I spent an hour and a half or so on the website that you referenced and, like WaWi, Kaulbars is 100% dismissive of any scientific support of AGW skeptics/contrarians/deniers. I would dare say that I spent a good deal more time on Greenfyre than you have on Icecap.
I remain interested in finding a couple of sites that will attempt to explain the urgency absent dismissive narrative or zealotry and with a narrative directed to the lay citizen. perhaps you might know of one or two ......I have never found one.
Allow me to advance my naive belief. Global Warming is occurring. We as a people would be well served to live and work with a more reasoned and responsible respect for environmental concerns.

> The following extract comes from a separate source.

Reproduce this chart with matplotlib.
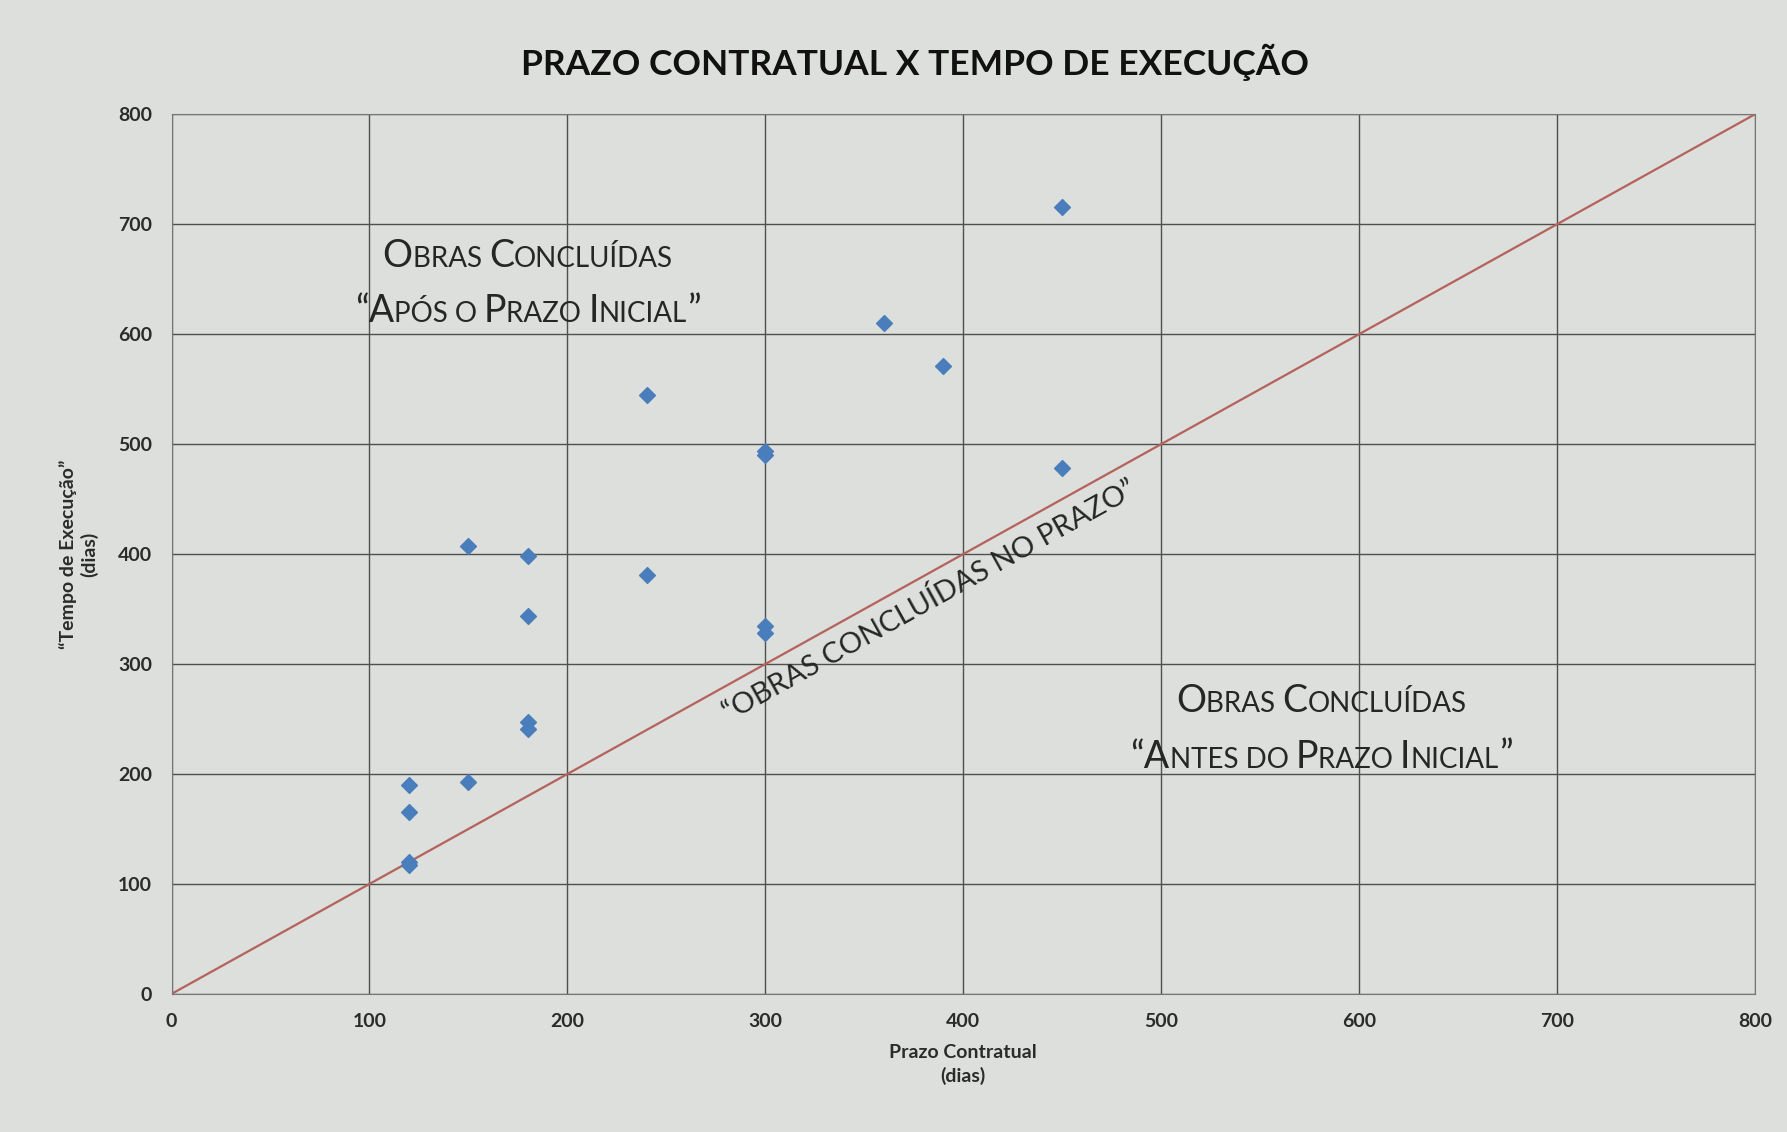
import matplotlib
matplotlib.use("Agg")
import matplotlib.pyplot as plt
from matplotlib.offsetbox import TextArea, HPacker, VPacker, AnnotationBbox

# data (dias)
prazo = [120, 120, 120, 120, 150, 150, 180, 180, 180, 180,
         240, 240, 300, 300, 300, 300, 360, 390, 450, 450]
tempo = [190, 165, 120, 117, 407, 193, 398, 344, 247, 241,
         545, 381, 494, 490, 335, 328, 610, 571, 716, 478]
ticks = [0, 100, 200, 300, 400, 500, 600, 700, 800]
linha_prazo = [0, 800]

BG = "#dcdfdb"
TXT = "#2b2b2b"
NOTE = "#262626"


def small_caps(text, big, small, font="Lato"):
    """Builds a small caps box: lowercase letters become smaller capitals"""
    runs = []
    for ch in text:
        is_small = ch.islower() or ch == " "
        if runs and runs[-1][1] == is_small:
            runs[-1][0] += ch
        else:
            runs.append([ch, is_small])
    parts = [TextArea(s.upper(), textprops=dict(fontsize=small if sm else big,
                                                 family=font, weight="normal", color=NOTE))
             for s, sm in runs]
    return HPacker(children=parts, align="baseline", pad=0, sep=0)


def note(ax, lines, x, y):
    box = VPacker(children=[small_caps(l, 27, 20) for l in lines],
                  align="center", pad=0, sep=14)
    ax.add_artist(AnnotationBbox(box, (x, y), frameon=False, box_alignment=(0.5, 0.5)))


fig = plt.figure(figsize=(17.87, 11.32), dpi=100, facecolor=BG)
ax = fig.add_axes([0.096, 0.122, 0.886, 0.777], facecolor=BG)

ax.plot(linha_prazo, linha_prazo, color="#b5615c", lw=1.6, zorder=2)
ax.scatter(prazo, tempo, marker="D", s=65, color="#4a7dbb", zorder=3)

ax.set_xlim(0, 800)
ax.set_ylim(0, 800)
ax.set_xticks(ticks)
ax.set_yticks(ticks)
ax.grid(True, color="#505050", lw=1.0)
ax.set_axisbelow(True)
for s in ax.spines.values():
    s.set_color("#777777")
ax.tick_params(length=0, pad=14, labelsize=14, labelcolor=TXT)
for lb in ax.get_xticklabels() + ax.get_yticklabels():
    lb.set_family("Lato")
    lb.set_weight("bold")

ax.set_xlabel("Prazo Contratual\n(dias)", fontsize=14, family="Lato",
              weight="bold", color=TXT, labelpad=10, linespacing=1.4)
ax.set_ylabel("\u201cTempo de Execução\u201d\n(dias)", fontsize=14, family="Lato",
              weight="bold", color=TXT, labelpad=14, linespacing=1.2)

fig.text(0.512, 0.945, "PRAZO CONTRATUAL X TEMPO DE EXECUÇÃO", ha="center", va="center",
         fontsize=25.5, family="Lato", weight="bold", color="#111111")

note(ax, ["Obras Concluídas", "\u201cApós o Prazo Inicial\u201d"], 180, 646)
note(ax, ["Obras Concluídas", "\u201cAntes do Prazo Inicial\u201d"], 581, 241)

ax.text(383, 357, "\u201cOBRAS CONCLUÍDAS NO PRAZO\u201d", rotation=45,
        transform_rotates_text=True, rotation_mode="anchor",
        ha="center", va="center", fontsize=21, family="Lato",
        weight="normal", color=NOTE)

fig.savefig("out.png", dpi=100, facecolor=BG)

We would be dead dog stupid to leap to the degree that Goracle supporters like WaWi would urge. The receding global economy cannot afford the leap IF there were conclusive evidence that a solution is necessary immediately and, that one is available.
I do not believe that the evidence supporting man as the primary cause of the warming is conclusive. Yes, there is risk in not leaping. There is also, I believe, greater risk in Leaping. Waxman supports leaping ....which is very costly.
I remain what I call, a pragamatic environmentalist. I do what I can without either imposing on or inconveniencing others. I long ago traded in my suv for a fuel efficient e-85 vehicle.....I think twice before I leap into my car to go anywhere...and I do all the little stuff around my own home.
I guess all that is reflective of my natural contrarian nature .....kind of why I am a libertarian as well
Icecap?
http://www.icecap.us/
Hahahahaha!
Oh, jeez, when you start citing that mainstay of the climate change denier camp that Grinch so bitterly clings to, your stock starts falling, Chazzy.
For more on icecap and other denier hoax/misinformation sites, here's a blog with a good take:
http://greenfyre.wordpress.com/2008/09/15/skeptics-contrarians-or-deniers/
Sounds good to me
Then again, I'm a tiny, vegetarian, tree hugging Native American.
Things are going to have to change (no pun intended.)
Global warming will affect many things in the next few years, including food security. All the denial in the world can't change the fact.